Differing story outcomes depending on who you hear from within the production, Dante was initially hesitant to return, requesting full creative control over the entire project in order for him to come back, which by the end worked out for the better; Dante flexes every visually creative muscle in his body to birth one of the genres foremost leading fourth-wall comedies. In doing so, he repurposed the charm of its franchise and predecessor.


Gremlins: The New Batch continues on a few years later from where Gremlins left off with the naive and incorrigible Billy Peltzer, who is still in possession of pet and (more importantly) best friend, Gizmo. They have run into a whole new ballpark of trouble with a whole new slew of Gremlins in the midst of a towering, tech-heavy cooperate estate.

So decades on, when it came time to view my very personally anticipated but critically divided Matrix fourth outing Resurrections, I couldn’t help but compare the two in the culture. In last year's film, Neo finds himself pulled back into the rabbit hole of the Matrix, plagued and possessed with longing memories of the past, unaware of which emotions and relationships are now real, and having no choice but to return as the chosen one once again.


On the surface, the similarities between the two can be interpreted by way of mixed critical responses and their complete shifts in tone from previous installment(s). The New Batch sees Joe Dante returned to helm yet another Mogwai adventure only to distance himself from a more traditional narrative of a set-up and pay-off project. The original Gremlins relies on a snappy screenplay and likable characters to sail toward a full-throttle climax of elongated chaos, not to mention a hearty mix of creature-feature silliness to keep monster-heads like me happy.

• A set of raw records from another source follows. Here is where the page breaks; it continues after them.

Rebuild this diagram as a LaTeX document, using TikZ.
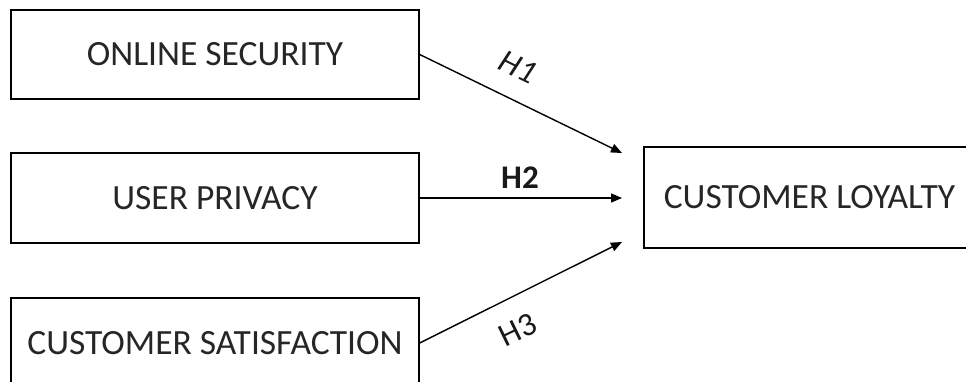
\documentclass[tikz,border=0pt]{standalone}
\usepackage{fontspec}
\setmainfont{Carlito}
\usetikzlibrary{arrows.meta}
\begin{document}
\begin{tikzpicture}[x=1pt,y=-1pt,
  box/.style={draw=black,line width=1.4pt,inner sep=0pt,font=\fontsize{35.5}{42}\selectfont,text=black!85},
  arr/.style={draw=black,line width=1.4pt,-{Triangle[length=11pt,width=9pt]}},
  hlab/.style={font=\fontsize{33}{39}\selectfont,text=black!90,inner sep=0pt}]
\useasboundingbox (0,0) rectangle (966,382);
\clip (0,0) rectangle (966,382);
\node[box,minimum width=408pt,minimum height=89pt] (sec) at (215,54.5) {ONLINE SECURITY};
\node[box,minimum width=408pt,minimum height=90pt] (priv) at (215,198) {USER PRIVACY};
\node[box,minimum width=408pt,minimum height=90pt] (sat) at (215,343) {CUSTOMER SATISFACTION};
\node[box,minimum width=331pt,minimum height=101pt] (loy) at (809.5,197.5) {CUSTOMER LOYALTY};
\coordinate (e1) at (622,153);
\coordinate (e2) at (622,198);
\coordinate (e3) at (622,242);
\draw[arr] (sec.east) -- (e1);
\draw[arr] (priv.east) -- (e2);
\draw[arr] (sat.east) -- (e3);
\node[hlab,rotate=-26] (h1) at (518,67) {\itshape H1};
\node[hlab] (h2) at (520,178) {\bfseries H2};
\node[hlab,rotate=26] (h3) at (518,330) {H3};
\end{tikzpicture}
\end{document}
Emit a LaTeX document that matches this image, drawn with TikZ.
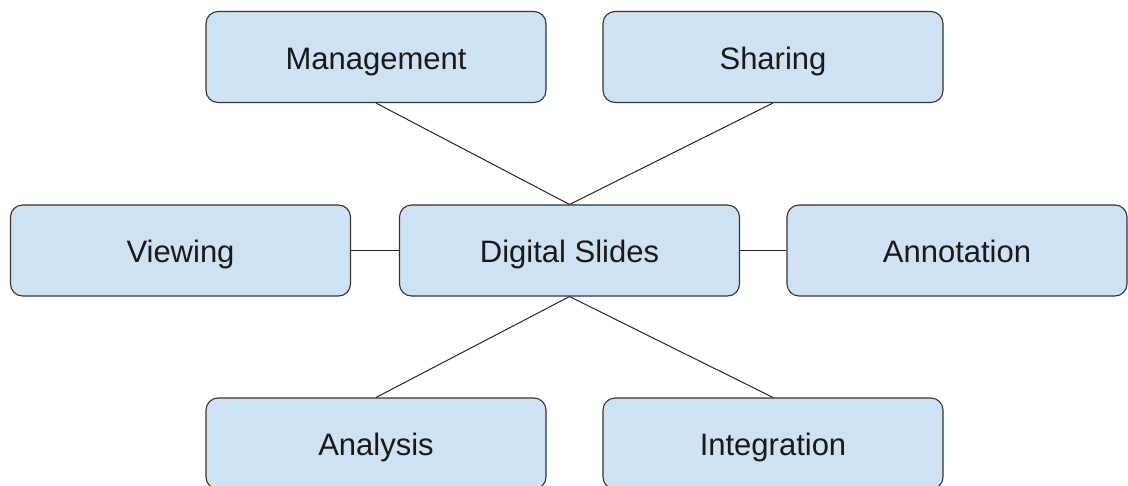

Its irreverent follow-up is bathed in an animated haze of scene after scene of pure Looney Tunes-esque nonsense and constant (yet clever) fourth wall breaks that dig at both its franchise and film studios in general. Dante combines a truly cathartic and absurd sensibility with the execution of The New Batch, so much so that it feels like the Gremlins themselves were behind the camera for the majority of its runtime. Where Matrix: Resurrections finds its ‘New Batch-isms’ is its paradoxical and amusing sense of audience demand, a point-and-laugh system at all the boneheaded viewers craving hollow callbacks and meandering easter eggs.


Lana Wachowski's latest entry is a digital mirage of past images that are reconstructed and passed off as fading memories, already half-lost. The images are as much subversions of the original works as they are retreads, never wholly one or the other. Lana Wachowski morphs those familiar symbols and beats so as to hold an unashamedly sentimental and hyper-digital mirror up to the original Matrix, which (very much like The New Batch) has a self-aware reliance on its own ethos, a feedback loop of iconography and ideas. It is always reinventing itself, always covering the same ground, but never treading the same path in the same way. The film creates its own repackagable images for commercial consumption and deploys them to righteous, appropriate, and productive ends.

Wachowski's affably nostalgic callbacks are constructed with such whole-heartfeltness that they far and beyond stack up over the modern blockbuster, the latter in which countless attempts are made to make audiences feel some genuine emotion from vapid and fleeting references.


The shared discourse of film sequel speculation and the major undeserving critical backlash that both films received suggests that, in a perfect world, every single person would have their preferred cut of either of these movies. It’s an ongoing thread of downgrading a film due to contrasts with our own personal expectations. The strongest points of interest from both films can also be seen as a mismatch of what the filmmakers were intentionally reaching for with what general audiences seek to see in a sequel. The successors are, in both final cuts, misunderstood masterpieces.